Susan E. Mazer, Ph.D. Blog

Thoughts and ideas on healthcare

Hi, and welcome to my blog! I'm Susan E. Mazer -- a knowledge expert and thought leader on how the environment of care impacts the patient experience. Topics I write about include safety, satisfaction, hospital noise, nursing, care at the bedside, and much more. Subscribe below to get email notices so you won't miss any great content.

Happy Thanksgiving

November 22, 2010

Thanksgiving is a truly American holiday.  It does not have much meaning in other countries, as we found out several years ago when we were in Israel on this amazing day and it was simply a Thursday in November.

The first Thanksgiving lasted three days and celebrated the survival of the pilgrims and Native Americans following a horrendous first year in the New World.  Their gratitude was about survival itself.  This year, for me, its meaning carries not only gratitude, but also sadness for the suffering in the world that has worsened in the past twelve months since the last Thanksgiving.   Wars continue, unemployment has continued for millions not only in the U.S., but also across the globe. Now, following Thanksgiving, what is to be different from any in the past?  How are Thanks and Giving to be expressed today in a meaningful way?

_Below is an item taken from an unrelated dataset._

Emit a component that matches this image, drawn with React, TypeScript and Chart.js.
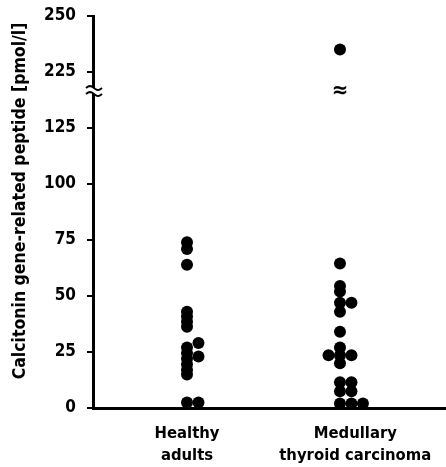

The continuing debate about healthcare reform, about social programs, and the limiting of the role of government, about the power of the private over the public in solving problems that lie in the domain of family and person…these debates are just that:  debates.  Whether the discussion has any relationship to the realities of how we actually live on a daily basis, how an unemployed parent who is responsible and skilled in his job has to now tell his family that he is, today, unemployable…how do these debates relate at all to the experience?

It is here that I would like to thank the nurses, physicians, social workers, healthcare workers, and all those who make it possible to provide a net of life when life as we know it is threatened.   None of us can conjure up a real image of the experience of a horrific car accident, of a cancer diagnosis, of a heart attack; of a terminal illness…it is all rhetoric until it is our turn.   And, lest we forget, the ravages of aging visited on those otherwise productive, invaluable sages whose legacies they will not even know…how do we empathize with those we fear may be us in the years to come?

For my Thanksgiving and all the days, weeks, months and years that follow…thank you.  Thank you so very much.